Dopo la vittoria agli Europei di calcio c'è una nuova sfida per l’Italia e questa – rispetto a quella ben più goliardica del campo da calcio - ha bisogno di essere condotta con energia, forza e determinazione: è quella delle politiche per il lavoro da varare dopo lo sblocco dei licenziamenti dello scorso 30 giugno, nonostante la pandemia sia ancora in corso.
Per scongiurare una nuova crisi economica e sociale, dal momento che la situazione dei contagi non accenna a migliorare e il rischio di un nuovo stop alle attività produttive è nell'aria, è importante, in questa fase così delicata che stiamo attraversando, prevenire attraverso azioni immediate e condivise di straordinaria importanza, per rispondere ai cambiamenti del mondo del lavoro e del settore delle professioni. Una risposta che, purtroppo per noi, appare ancora fin troppo lontana e difficile da raggiungere.
Agli ultimi due governi (Conte II e Draghi) vanno addossate responsabilità di rilievo in questo ambito: nei 16 mesi in cui i licenziamenti sono stati bloccati - scelta necessaria e unica nel suo genere vista la situazione di crisi economica e sociale, nazionale e globale - non c’è stata al contempo una ricerca di soluzioni ad hoc per ricollocare tutti i lavoratori sofferenti a causa della pandemia e della conseguente perdita di occupazione. I cassintegrati, ad esempio, non hanno avuto alcuna formazione per venir riqualificati, né sono stati varati strumenti specifici per traghettare i lavoratori che non hanno più il proprio lavoro verso una nuova occupazione. Due fattori, questi, ai quali si è aggiunta anche l’incapacità cronica e gestionale del Ministero dello Sviluppo Economico che non riesce più a far fronte alle numerose vertenze, limitandosi a organizzare tavoli tecnici su temi di rilevanza mediatica il cui unico scopo sembra essere quello di strizzare l'occhio alle telecamere; i ministri che si sono succeduti negli ultimi dieci anni, infatti, non sono mai riusciti (né si sono mai impegnati, diciamolo) a elaborare politiche concrete di sviluppo e di reindustrializzazione del Paese e dei suoi lavoratori. Gli italiani, dunque, viaggiano ancora sul binario dello “arrangiarsi da soli”, disciplina di cui sono i campioni indiscussi vista la cronica mancanza di riforme strutturali e sociali, utili soprattutto al mercato del lavoro e alla necessaria transizione tecnologica ed energetica che aspettiamo, da anni, come la manna dal cielo.
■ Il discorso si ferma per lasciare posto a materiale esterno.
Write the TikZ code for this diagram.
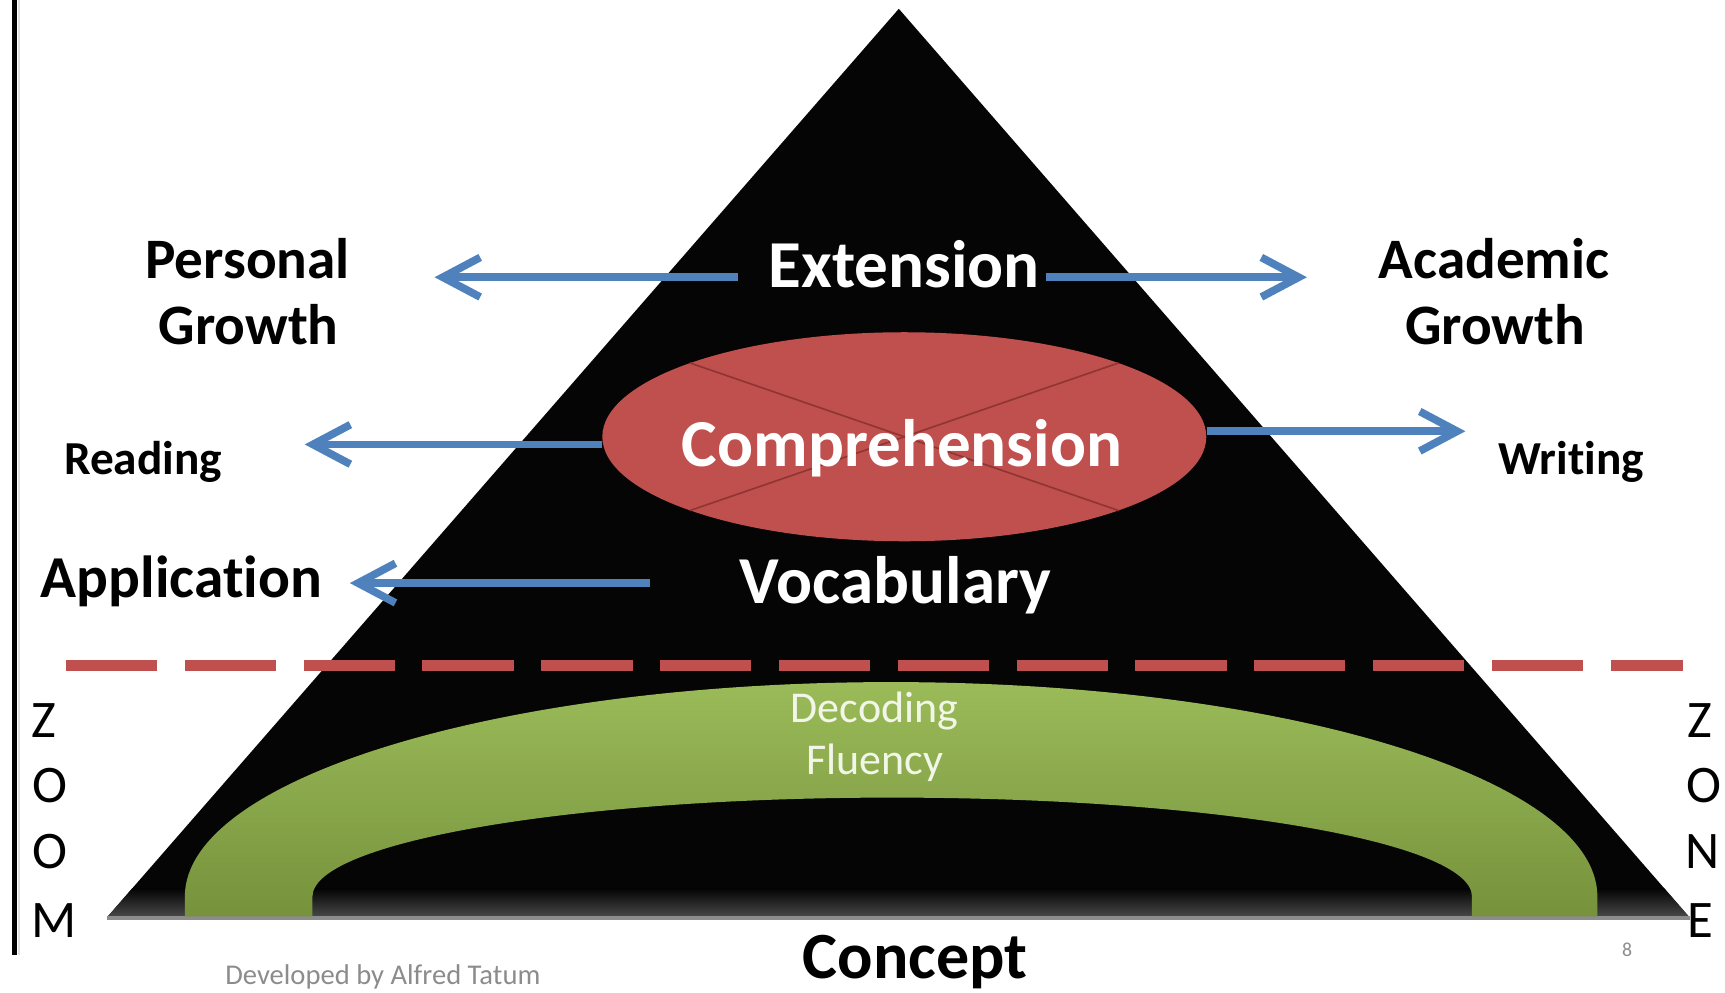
\documentclass[tikz,border=0pt]{standalone}
\usepackage{fontspec}
\setmainfont{Carlito}[Ligatures=NoCommon]
\usetikzlibrary{arrows.meta,shapes.geometric}
\definecolor{arrowblue}{HTML}{4F81BD}
\definecolor{compred}{HTML}{C0504D}
\definecolor{crossred}{HTML}{8F3532}
\definecolor{greentop}{HTML}{9BBB59}
\definecolor{greenbot}{HTML}{76923C}
\definecolor{fadegray}{HTML}{8C8C8C}
\definecolor{decwhite}{HTML}{F2F6E8}
\newcommand\fsz[1]{\fontsize{#1}{#1}\selectfont}
\begin{document}
\begin{tikzpicture}[x=1pt,y=-1pt,
  txt/.style={anchor=base,inner sep=0pt},
  blklbl/.style={txt,text=black,font=\bfseries\fsz{52}},
  sidelbl/.style={txt,text=black,font=\bfseries\fsz{43}},
  whtlbl/.style={txt,text=white,font=\bfseries\fsz{61}},
  declbl/.style={txt,text=decwhite,font=\fsz{40}},
  zoomlbl/.style={txt,text=black,font=\fsz{48}},
  arr/.style={draw=arrowblue,line width=7pt,-{Straight Barb[length=34pt,width=36pt]}},
  dashline/.style={draw=compred,line width=10pt,dash pattern=on 83pt off 25pt}]
\useasboundingbox (0,0) rectangle (1568,902);
% left rule
\draw[line width=4.5pt] (13,0) -- (13,868);
\draw[black!12,line width=1.5pt] (17.5,0) -- (17.5,868);
% triangle
\coordinate (apex) at (817,8);
\coordinate (bl) at (98,833);
\coordinate (br) at (1535,833);
\fill[black!98] (apex) -- (br) -- (bl) -- cycle;
\begin{scope}
\clip (apex) -- (br) -- (bl) -- cycle;
\shade[top color=black!98,bottom color=black!72] (0,808) rectangle (1568,833);
\end{scope}
\draw[black!45,line width=3pt] (97,834.5) -- (1536,834.5);
% green arch
\shade[top color=greentop,bottom color=greenbot]
  (168,833) -- (168,815) arc[start angle=180,end angle=360,x radius=642,y radius=195]
  -- (1452,833) -- (1338,833) -- (1338,815)
  arc[start angle=0,end angle=-180,x radius=527,y radius=90] -- (284,833) -- cycle;
% comprehension ellipse
\node[ellipse,fill=compred,minimum width=549pt,minimum height=190pt,inner sep=0pt] (comp) at (822,397) {};
\draw[crossred,line width=1.5pt] (comp.161) -- (comp.-19);
\draw[crossred,line width=1.5pt] (comp.19) -- (comp.199);
% dashed line
\coordinate (dashL) at (60,605);
\coordinate (dashR) at (1530,605);
\draw[dashline] (dashL) -- (dashR);
% texts
\node[blklbl] (pers) at (225,253) {Personal};
\node[blklbl] (pgrow) at (226,313) {Growth};
\node[blklbl] (acad) at (1358,253) {Academic};
\node[blklbl] (agrow) at (1359,313) {Growth};
\node[whtlbl] (ext) at (822,261) {Extension};
\node[whtlbl] (comptext) at (820,424) {Comprehension};
\node[whtlbl] (voc) at (814,549) {Vocabulary};
\node[sidelbl] (read) at (130,431) {Reading};
\node[sidelbl] (writ) at (1428,431) {Writing};
\node[txt,text=black,font=\bfseries\fsz{54}] (appl) at (165,543) {Application};
\node[declbl] (dec) at (795,657) {Decoding};
\node[declbl] (flu) at (795,704) {Fluency};
\node[txt,text=black,font=\bfseries\fsz{60}] (conc) at (832,889) {Concept};
\node[txt,text=fadegray,font=\fsz{26}] (dev) at (348,895) {Developed by Alfred Tatum};
\node[txt,text=fadegray,font=\fsz{18}] (pgnum) at (1479,869) {8};
\node[zoomlbl] (zl1) at (40,670) {Z};
\node[zoomlbl] (zl2) at (45,729) {O};
\node[zoomlbl] (zl3) at (45,789) {O};
\node[zoomlbl] (zl4) at (49,852) {M};
\node[zoomlbl] (zr1) at (1545,670) {Z};
\node[zoomlbl] (zr2) at (1549,729) {O};
\node[zoomlbl] (zr3) at (1548,789) {N};
\node[zoomlbl] (zr4) at (1546,852) {E};
% arrows
\coordinate (extL) at (395,252);
\coordinate (extR) at (1188,252);
\coordinate (compL) at (277,404);
\coordinate (compR) at (1332,392);
\coordinate (vocL) at (318,530);
\draw[arr] ([xshift=-28pt]ext.west |- extL) -- (extL);
\draw[arr] ([xshift=5pt]ext.east |- extR) -- (extR);
\draw[arr] (comp.west |- compL) -- (compL);
\draw[arr] (comp.east |- compR) -- (compR);
\draw[arr] ([xshift=-82pt]voc.west |- vocL) -- (vocL);
\end{tikzpicture}
\end{document}
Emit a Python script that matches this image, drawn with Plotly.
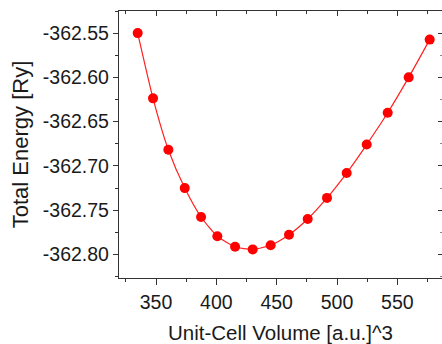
import plotly.graph_objects as go

volume = [334.8, 347.5, 360.2, 373.8, 387.3, 400.8, 415.5, 430.1, 445.0,
          460.2, 475.7, 491.7, 508.0, 524.6, 542.0, 559.4, 576.8]
energy = [-362.550, -362.6237, -362.6818, -362.7251, -362.7578, -362.7796,
          -362.7914, -362.7944, -362.7896, -362.7778, -362.7600, -362.7362,
          -362.7081, -362.6759, -362.6400, -362.6000, -362.5573]

x_ticks = [350, 400, 450, 500, 550]
y_ticks = [-362.55, -362.60, -362.65, -362.70, -362.75, -362.80]
y_labels = ["-362.55", "-362.60", "-362.65", "-362.70", "-362.75", "-362.80"]

x_title = "Unit-Cell Volume [a.u.]^3"
y_title = "Total Energy [Ry]"

xr = [319.3, 587.0]
yr = [-362.8267, -362.525]

FONT = "Liberation Sans, Arial, sans-serif"
AX = "#333333"
TXT = "#1a1a1a"

fig = go.Figure()
fig.add_trace(go.Scatter(
    x=volume, y=energy, mode="lines+markers",
    line=dict(color="#ff2020", width=1.2, shape="spline", smoothing=0.6),
    marker=dict(color="#ff0000", size=10, symbol="circle"),
    showlegend=False, hoverinfo="skip"))
fig.add_trace(go.Scatter(
    x=volume, y=energy, xaxis="x2", yaxis="y2", mode="markers",
    marker=dict(opacity=0), showlegend=False, hoverinfo="skip"))

common = dict(showgrid=False, zeroline=False, linecolor=AX,
              linewidth=1.3, tickcolor=AX, tickwidth=1.2)

fig.update_layout(
    width=442, height=344,
    margin=dict(l=119, r=0, t=11, b=61, pad=0),
    paper_bgcolor="white", plot_bgcolor="white",
    font=dict(family=FONT, color=TXT, size=19),
    xaxis=dict(range=xr, tickvals=x_ticks, ticktext=[str(v) for v in x_ticks],
               ticks="outside", ticklen=6, showline=True,
               minor=dict(dtick=25, tick0=325, ticks="outside", ticklen=3,
                          tickcolor=AX, tickwidth=1.2),
               tickfont=dict(size=19.5, color=TXT),
               title=dict(text=x_title, font=dict(size=20.5, color=TXT), standoff=17),
               **common),
    yaxis=dict(range=yr, tickvals=y_ticks, ticktext=y_labels,
               ticks="outside", ticklen=5, showline=True,
               minor=dict(dtick=0.025, tick0=-362.825, ticks="outside", ticklen=3,
                          tickcolor=AX, tickwidth=1.2),
               tickfont=dict(size=19.5, color=TXT),
               title=dict(text=y_title, font=dict(size=22, color=TXT), standoff=8),
               **common),
    xaxis2=dict(range=xr, overlaying="x", side="top", anchor="y", showline=True,
                tickvals=x_ticks, showticklabels=False, ticks="inside", ticklen=5,
                minor=dict(dtick=25, tick0=325, ticks="inside", ticklen=3,
                           tickcolor=AX, tickwidth=1.2),
                **common),
    yaxis2=dict(range=yr, overlaying="y", side="right", anchor="x", showline=False,
                tickvals=y_ticks, showticklabels=False, ticks="inside", ticklen=4,
                minor=dict(dtick=0.025, tick0=-362.825, ticks="inside", ticklen=2,
                           tickcolor="#888888", tickwidth=1.2),
                **common),
)

fig.write_html("out.html")
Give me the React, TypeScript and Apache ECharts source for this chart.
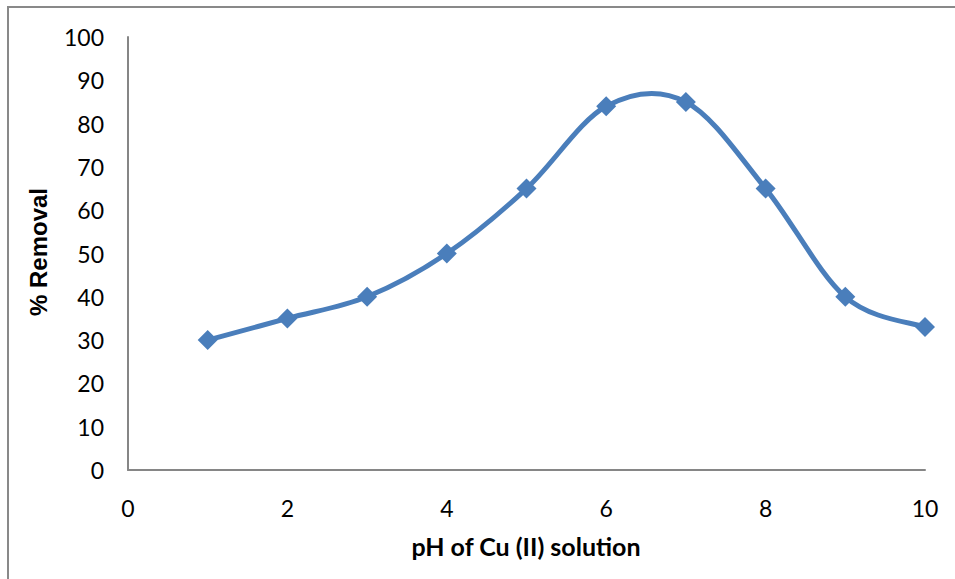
import React, { useEffect, useRef } from "react";
import * as echarts from "echarts";

const phValues = [1, 2, 3, 4, 5, 6, 7, 8, 9, 10];
const removal = [30, 35, 40, 50, 65, 84, 85, 65, 40, 33];
const xTitle = "pH of Cu (II) solution";
const yTitle = "% Removal";

const LINE_COLOR = "#4a7ebb";

export default function App() {
  const ref = useRef<HTMLDivElement>(null);
  useEffect(() => {
    if (!ref.current) return;
    const chart = echarts.init(ref.current, null, { renderer: "svg" });
    const font = "Lato, 'Open Sans', sans-serif";
    const points = phValues.map((x, i) => [x, removal[i]]);
    const n = points.length;
    chart.setOption({
      animation: false,
      backgroundColor: "#ffffff",
      grid: { left: 128, top: 37, right: 30, bottom: 109 },
      graphic: [
        {
          type: "rect",
          shape: { x: 8, y: 7, width: 1200, height: 1000 },
          style: { fill: "none", stroke: "#898989", lineWidth: 2 },
          silent: true,
        },
        {
          type: "text",
          x: 38,
          y: 252,
          rotation: Math.PI / 2,
          style: {
            text: yTitle,
            font: "bold 24px 'Liberation Sans', Arial, sans-serif",
            fill: "#000",
            align: "center",
            verticalAlign: "middle",
          },
        },
        {
          type: "text",
          x: 526,
          y: 546,
          style: {
            text: xTitle,
            font: `bold 25px ${font}`,
            fill: "#000",
            align: "center",
            verticalAlign: "middle",
          },
        },
      ],
      xAxis: {
        type: "value",
        min: 0,
        max: 10,
        interval: 2,
        axisLine: { show: true, lineStyle: { color: "#868686", width: 2 } },
        axisTick: { show: false },
        splitLine: { show: false },
        axisLabel: { color: "#000", fontSize: 23, fontFamily: font, margin: 26 },
      },
      yAxis: {
        type: "value",
        min: 0,
        max: 100,
        interval: 10,
        axisLine: { show: true, lineStyle: { color: "#868686", width: 2 } },
        axisTick: { show: false },
        splitLine: { show: false },
        axisLabel: { color: "#000", fontSize: 23, fontFamily: font, margin: 24 },
      },
      series: [
        {
          type: "custom",
          clip: false,
          z: 2,
          data: points.slice(0, n - 1),
          renderItem: (params: any, api: any) => {
            const i = params.dataIndex;
            const c = (k: number) => {
              const j = Math.max(0, Math.min(n - 1, k));
              return api.coord(points[j]);
            };
            const p0 = c(i - 1);
            const p1 = c(i);
            const p2 = c(i + 1);
            const p3 = c(i + 2);
            const t = 1 / 6;
            return {
              type: "bezierCurve",
              shape: {
                x1: p1[0],
                y1: p1[1],
                x2: p2[0],
                y2: p2[1],
                cpx1: p1[0] + (p2[0] - p0[0]) * t,
                cpy1: p1[1] + (p2[1] - p0[1]) * t,
                cpx2: p2[0] - (p3[0] - p1[0]) * t,
                cpy2: p2[1] - (p3[1] - p1[1]) * t,
              },
              style: {
                stroke: LINE_COLOR,
                lineWidth: 5,
                fill: "none",
                lineCap: "round",
              },
            };
          },
        },
        {
          type: "line",
          z: 3,
          data: points,
          symbol: "diamond",
          symbolSize: 20,
          lineStyle: { width: 0, opacity: 0 },
          itemStyle: { color: LINE_COLOR },
        },
      ],
    });
    return () => chart.dispose();
  }, []);
  return (
    <div
      ref={ref}
      style={{ position: "absolute", left: 0, top: 0, width: 955, height: 579 }}
    />
  );
}
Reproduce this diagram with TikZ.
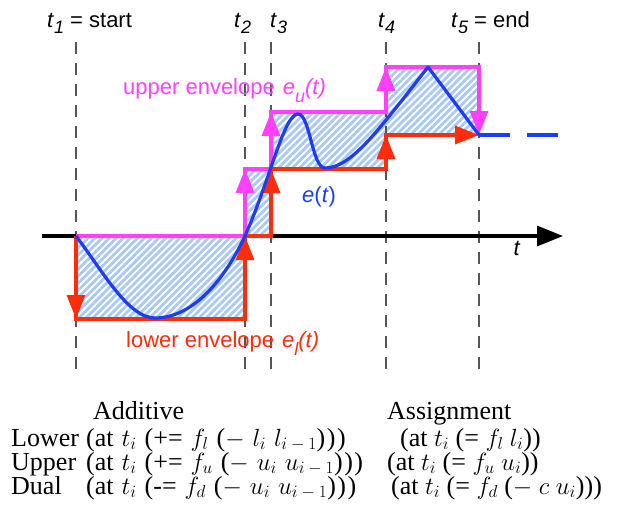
\documentclass[tikz,border=0pt]{standalone}
\usepackage{fontspec}
\setmainfont{Liberation Serif}
\setsansfont{Liberation Sans}
\usetikzlibrary{arrows.meta,patterns.meta}

\definecolor{envmag}{HTML}{FF40FF}
\definecolor{envred}{HTML}{FF2D0A}
\definecolor{curveblue}{HTML}{1E3CF0}
\definecolor{hatchblue}{HTML}{A9C9F2}
\definecolor{gridgray}{HTML}{555555}

\newcommand{\mysub}[2][7pt]{\raisebox{-#1}{\fontsize{18}{20}\selectfont\itshape #2}}
\newcommand{\tgap}{\hspace{8pt}}
\newcommand{\imo}{i\mskip\medmuskip-\mskip\medmuskip1}
\newcommand{\cpar}{)\kern1.5pt)\kern1.5pt)}

\begin{document}
\begin{tikzpicture}[x=1pt,y=-1pt,
  thickline/.style={line width=3.2pt},
  tipped/.style={thickline,-{Triangle[length=24pt,width=18pt]}},
  hatch/.style={pattern={Lines[angle=45,distance=5pt,line width=2.8pt]},pattern color=hatchblue},
  gridline/.style={gridgray,line width=1.2pt,dash pattern=on 12pt off 9pt},
  lab/.style={font=\sffamily\fontsize{22}{26}\selectfont,inner sep=0pt,anchor=base west},
  tab/.style={font=\fontsize{26}{28}\selectfont,inner sep=0pt,anchor=base west}
]
\useasboundingbox (0,0) rectangle (623,517);

% hatched regions between envelopes
\fill[hatch] (76,236) rectangle (245,319);
\fill[hatch] (245,169) rectangle (271,236);
\fill[hatch] (271,112) rectangle (386,169);
\fill[hatch] (386,67) rectangle (479,135);

% time markers
\foreach \x/\n in {76/1,245/2,271/3,386/4,479/5}{
  \coordinate (top\n) at (\x,42);
  \coordinate (bot\n) at (\x,370);
  \draw[gridline] (top\n) -- (bot\n);
}

% labels on top
\node[lab] (lt1) at (47,27.5) {\textit{t}\mysub[6pt]{1} = start};
\node[lab] (lt2) at (234,27.5) {\textit{t}\mysub[6pt]{2}};
\node[lab] (lt3) at (270,27.5) {\textit{t}\mysub[6pt]{3}};
\node[lab] (lt4) at (378,27.5) {\textit{t}\mysub[6pt]{4}};
\node[lab] (lt5) at (451,27.5) {\textit{t}\mysub[6pt]{5} = end};

% axis
\coordinate (ax0) at (42,236);
\coordinate (ax1) at (563,236);
\draw[thickline,-{Triangle[length=26pt,width=20pt]}] (ax0) -- (ax1);
\node[lab,anchor=base] (tlab) at (517,255) {\textit{t}};

% upper envelope
\draw[envmag,thickline] (76,236) -- (245,236) -- (245,169) -- (271,169) -- (271,112)
  -- (386,112) -- (386,67) -- (479,67) -- (479,110);
\draw[envmag,tipped] (245,236) -- (245,169);
\draw[envmag,tipped] (271,169) -- (271,112);
\draw[envmag,tipped] (386,112) -- (386,67);
\draw[envmag,tipped] (479,67) -- (479,135);

% lower envelope
\draw[envred,thickline] (76,236) -- (76,319) -- (245,319) -- (245,236) -- (271,236)
  -- (271,169) -- (386,169) -- (386,135) -- (455,135);
\draw[envred,tipped] (76,236) -- (76,319);
\draw[envred,tipped] (245,319) -- (245,236);
\draw[envred,tipped] (271,236) -- (271,169);
\draw[envred,tipped] (386,169) -- (386,135);
\draw[envred,tipped] (386,135) -- (479,135);

% e(t)
\draw[curveblue,thickline,line join=round]
  (76,236) .. controls (102,270) and (128,318) .. (155,318)
  .. controls (190,318) and (222,285) .. (245,236)
  .. controls (270,180) and (284,114) .. (298,114)
  .. controls (310,114) and (312,168) .. (325,168)
  .. controls (350,168) and (375,135) .. (428,67)
  -- (479,135);
\coordinate (cend) at (479,135);
\coordinate (cfree) at (558,135);
\draw[curveblue,thickline,dash pattern=on 31pt off 17pt] (cend) -- (cfree);

% curve labels
\node[lab,text=envmag] (upl) at (123,94) {upper envelope\hspace{8pt}\textit{e}\mysub[8pt]{u}\textit{(t)}};
\node[lab,text=envred] (lol) at (126,347) {lower envelope\hspace{8pt}\textit{e}\mysub[8pt]{l}\textit{(t)}};
\node[lab,text=curveblue] (etl) at (302,202) {\textit{e}(\textit{t})};

% table
\node[tab] (hadd) at (93,419) {Additive};
\node[tab] (hass) at (387,419) {Assignment};

\node[tab] (r1a) at (11,446) {Lower};
\node[tab] (r1b) at (86,446) {(at\tgap$t_i$\tgap(+=\tgap$f_l$\tgap($-$\tgap$l_i$\tgap$l_{\imo}$\cpar};
\node[tab] (r1c) at (400,446) {(at $t_i$ (= $f_l$ $l_i$))};

\node[tab] (r2a) at (11,470) {Upper};
\node[tab] (r2b) at (86,470) {(at\tgap$t_i$\tgap(+=\tgap$f_u$\tgap($-$\tgap$u_i$\tgap$u_{\imo}$\cpar};
\node[tab] (r2c) at (387,470) {(at $t_i$ (= $f_u$ $u_i$))};

\node[tab] (r3a) at (11,494) {Dual};
\node[tab] (r3b) at (86,494) {(at\tgap$t_i$\tgap(-=\tgap$f_d$\tgap($-$\tgap$u_i$\tgap$u_{\imo}$\cpar};
\node[tab] (r3c) at (391,494) {(at $t_i$ (= $f_d$ ($-$ $c$ $u_i$)))};
\end{tikzpicture}
\end{document}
Il premier Draghi rassicura urbi et orbi: la ripresa economica c'è e sarà ancora più evidente nei mesi a venire; nel settore manifatturiero, ad esempio, guarirà ogni tensione sociale ed economica. Ma è più facile a dirsi, e il percorso non sembra così facile: per tornare ai livelli pre-covid è necessario un impegno differente, condiviso e concreto. E seppure una ripresa produttiva, negli ultimi tempi, in effetti c'è stata, non è ancora così massiccia da riportarci indietro nel tempo a quando i livelli di produttività, seppur non rosei, erano comunque accettabili. Per dirla con un motto assai famoso: “Si stava meglio quando si stava peggio” in pratica. Senza riforme, dunque, non si va “da nessuna parte”: bisogna muoversi, e farlo in fretta, sui temi della trasformazione ecologica, digitale, tecnologica e demografica, senza incappare in errori che possano catapultare di nuovo l’Italia in uno status di tensione sociale ed economica. Ché già siamo sull'orlo del precipizio.